[start of DATA SHOWN]

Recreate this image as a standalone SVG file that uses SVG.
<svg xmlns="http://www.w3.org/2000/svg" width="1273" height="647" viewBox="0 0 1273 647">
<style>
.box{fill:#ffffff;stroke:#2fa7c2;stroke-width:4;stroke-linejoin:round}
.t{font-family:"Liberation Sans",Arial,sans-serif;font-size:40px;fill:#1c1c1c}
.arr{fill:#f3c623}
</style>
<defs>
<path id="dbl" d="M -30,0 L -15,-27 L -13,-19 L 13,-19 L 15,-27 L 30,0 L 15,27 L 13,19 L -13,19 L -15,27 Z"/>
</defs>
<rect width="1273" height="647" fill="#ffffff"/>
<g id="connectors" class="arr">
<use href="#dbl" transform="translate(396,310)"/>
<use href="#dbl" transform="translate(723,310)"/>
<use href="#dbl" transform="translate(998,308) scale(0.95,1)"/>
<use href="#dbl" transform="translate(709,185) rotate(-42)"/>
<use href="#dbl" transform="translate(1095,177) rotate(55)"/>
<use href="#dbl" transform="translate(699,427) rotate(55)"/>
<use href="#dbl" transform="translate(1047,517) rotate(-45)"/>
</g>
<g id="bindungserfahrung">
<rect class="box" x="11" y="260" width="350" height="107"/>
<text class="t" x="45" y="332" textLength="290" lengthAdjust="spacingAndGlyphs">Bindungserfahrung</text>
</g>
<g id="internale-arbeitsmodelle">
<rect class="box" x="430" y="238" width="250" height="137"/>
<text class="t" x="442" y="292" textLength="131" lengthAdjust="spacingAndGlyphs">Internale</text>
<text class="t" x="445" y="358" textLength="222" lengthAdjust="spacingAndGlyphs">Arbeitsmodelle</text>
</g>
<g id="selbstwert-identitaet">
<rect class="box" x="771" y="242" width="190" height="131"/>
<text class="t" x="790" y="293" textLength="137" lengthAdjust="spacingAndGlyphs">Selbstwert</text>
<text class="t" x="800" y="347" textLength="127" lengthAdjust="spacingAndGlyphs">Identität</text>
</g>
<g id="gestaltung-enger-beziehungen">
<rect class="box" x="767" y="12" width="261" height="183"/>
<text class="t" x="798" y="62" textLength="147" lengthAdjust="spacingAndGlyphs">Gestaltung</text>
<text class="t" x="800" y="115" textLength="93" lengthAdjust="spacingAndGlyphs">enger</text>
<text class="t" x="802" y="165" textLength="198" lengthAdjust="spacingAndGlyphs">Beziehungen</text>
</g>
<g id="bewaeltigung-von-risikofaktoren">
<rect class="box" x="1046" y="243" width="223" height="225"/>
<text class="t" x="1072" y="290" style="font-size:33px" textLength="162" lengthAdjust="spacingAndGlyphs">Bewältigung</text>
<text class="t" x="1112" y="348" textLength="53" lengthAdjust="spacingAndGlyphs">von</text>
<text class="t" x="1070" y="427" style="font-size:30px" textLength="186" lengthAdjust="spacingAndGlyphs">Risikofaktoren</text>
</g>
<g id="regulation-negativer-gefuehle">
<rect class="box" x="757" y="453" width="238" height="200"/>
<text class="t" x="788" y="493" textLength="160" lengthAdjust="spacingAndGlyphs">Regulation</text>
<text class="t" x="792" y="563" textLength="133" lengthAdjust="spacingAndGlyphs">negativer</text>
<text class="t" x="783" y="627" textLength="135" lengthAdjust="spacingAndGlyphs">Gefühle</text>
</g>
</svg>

[end of DATA SHOWN]
[start of DATA SHOWN]

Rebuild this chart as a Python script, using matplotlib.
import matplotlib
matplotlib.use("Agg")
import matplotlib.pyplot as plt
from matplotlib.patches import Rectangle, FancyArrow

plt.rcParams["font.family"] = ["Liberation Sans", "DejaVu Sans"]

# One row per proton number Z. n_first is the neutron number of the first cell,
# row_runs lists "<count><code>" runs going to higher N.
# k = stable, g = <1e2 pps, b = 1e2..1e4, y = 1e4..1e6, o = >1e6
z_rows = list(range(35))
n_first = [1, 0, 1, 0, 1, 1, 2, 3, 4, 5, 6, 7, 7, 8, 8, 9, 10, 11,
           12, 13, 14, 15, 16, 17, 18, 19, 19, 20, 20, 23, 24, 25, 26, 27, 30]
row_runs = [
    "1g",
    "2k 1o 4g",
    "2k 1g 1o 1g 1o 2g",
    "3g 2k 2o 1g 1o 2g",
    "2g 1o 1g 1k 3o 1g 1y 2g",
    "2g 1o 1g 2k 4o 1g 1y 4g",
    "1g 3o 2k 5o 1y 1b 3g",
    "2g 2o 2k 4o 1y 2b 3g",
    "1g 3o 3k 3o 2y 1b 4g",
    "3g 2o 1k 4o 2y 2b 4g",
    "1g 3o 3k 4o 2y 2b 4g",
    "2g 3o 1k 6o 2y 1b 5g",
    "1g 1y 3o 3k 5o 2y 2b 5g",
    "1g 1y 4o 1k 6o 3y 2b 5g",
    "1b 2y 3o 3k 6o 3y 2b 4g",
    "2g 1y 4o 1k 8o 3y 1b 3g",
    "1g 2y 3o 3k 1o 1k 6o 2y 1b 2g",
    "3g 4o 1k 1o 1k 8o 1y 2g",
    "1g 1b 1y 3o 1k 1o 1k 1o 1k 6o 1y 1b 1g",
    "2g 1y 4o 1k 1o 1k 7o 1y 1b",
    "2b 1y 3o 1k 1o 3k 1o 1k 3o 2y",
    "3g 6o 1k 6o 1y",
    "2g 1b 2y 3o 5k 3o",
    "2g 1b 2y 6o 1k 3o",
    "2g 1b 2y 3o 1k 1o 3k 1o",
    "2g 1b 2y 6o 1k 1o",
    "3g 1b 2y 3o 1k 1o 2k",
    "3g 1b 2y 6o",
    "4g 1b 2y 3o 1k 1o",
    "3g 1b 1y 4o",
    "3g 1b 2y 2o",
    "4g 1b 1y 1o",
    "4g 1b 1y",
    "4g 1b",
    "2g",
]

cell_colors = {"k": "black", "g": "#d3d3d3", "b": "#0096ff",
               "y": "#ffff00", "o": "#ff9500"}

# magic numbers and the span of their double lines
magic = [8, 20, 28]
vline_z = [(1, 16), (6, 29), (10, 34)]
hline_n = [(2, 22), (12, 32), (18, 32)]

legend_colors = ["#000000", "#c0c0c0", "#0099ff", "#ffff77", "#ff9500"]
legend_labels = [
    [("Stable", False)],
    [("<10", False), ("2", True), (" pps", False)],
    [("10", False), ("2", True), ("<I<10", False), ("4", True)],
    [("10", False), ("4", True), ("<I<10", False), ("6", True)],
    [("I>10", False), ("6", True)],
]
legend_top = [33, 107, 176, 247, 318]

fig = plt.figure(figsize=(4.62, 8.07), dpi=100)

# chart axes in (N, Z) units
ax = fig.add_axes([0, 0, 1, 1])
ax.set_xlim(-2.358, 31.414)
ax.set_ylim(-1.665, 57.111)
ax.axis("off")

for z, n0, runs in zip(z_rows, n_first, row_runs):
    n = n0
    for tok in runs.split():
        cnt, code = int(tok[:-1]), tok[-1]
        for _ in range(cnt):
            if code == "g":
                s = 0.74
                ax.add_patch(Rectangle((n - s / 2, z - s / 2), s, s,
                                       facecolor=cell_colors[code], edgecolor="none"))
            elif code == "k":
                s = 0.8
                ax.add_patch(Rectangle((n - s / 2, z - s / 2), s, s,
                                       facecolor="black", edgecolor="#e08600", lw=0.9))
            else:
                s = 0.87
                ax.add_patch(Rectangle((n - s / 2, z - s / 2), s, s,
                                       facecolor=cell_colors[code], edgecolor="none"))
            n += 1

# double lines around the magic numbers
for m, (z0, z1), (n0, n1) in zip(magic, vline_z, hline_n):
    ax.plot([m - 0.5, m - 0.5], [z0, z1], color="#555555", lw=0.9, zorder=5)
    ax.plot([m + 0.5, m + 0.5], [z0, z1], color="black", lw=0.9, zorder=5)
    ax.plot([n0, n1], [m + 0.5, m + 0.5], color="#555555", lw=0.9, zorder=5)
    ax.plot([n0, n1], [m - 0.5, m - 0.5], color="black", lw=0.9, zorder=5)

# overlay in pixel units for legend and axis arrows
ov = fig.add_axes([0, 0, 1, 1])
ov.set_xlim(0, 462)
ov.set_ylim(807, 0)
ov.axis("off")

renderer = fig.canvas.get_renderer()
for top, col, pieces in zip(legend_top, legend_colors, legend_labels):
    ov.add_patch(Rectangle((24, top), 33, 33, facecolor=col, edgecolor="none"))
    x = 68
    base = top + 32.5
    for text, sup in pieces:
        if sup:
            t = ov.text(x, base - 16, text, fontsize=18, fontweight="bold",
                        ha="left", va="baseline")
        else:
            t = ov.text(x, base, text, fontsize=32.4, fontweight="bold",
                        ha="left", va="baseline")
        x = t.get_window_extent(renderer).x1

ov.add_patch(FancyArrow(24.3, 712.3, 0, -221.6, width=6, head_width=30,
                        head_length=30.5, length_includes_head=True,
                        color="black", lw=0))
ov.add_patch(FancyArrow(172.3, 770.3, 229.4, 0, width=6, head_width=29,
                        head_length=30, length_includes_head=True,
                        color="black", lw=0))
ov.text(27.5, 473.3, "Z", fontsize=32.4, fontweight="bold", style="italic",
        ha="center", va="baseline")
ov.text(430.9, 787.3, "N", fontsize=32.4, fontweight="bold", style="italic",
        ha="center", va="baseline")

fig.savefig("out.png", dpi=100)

[end of DATA SHOWN]

PROBLEM DETAILS :: Copy each line of the data that contains the word "chart".

FINISHED ANSWER ::
Rebuild this chart as a Python script, using matplotlib.
# chart axes in (N, Z) units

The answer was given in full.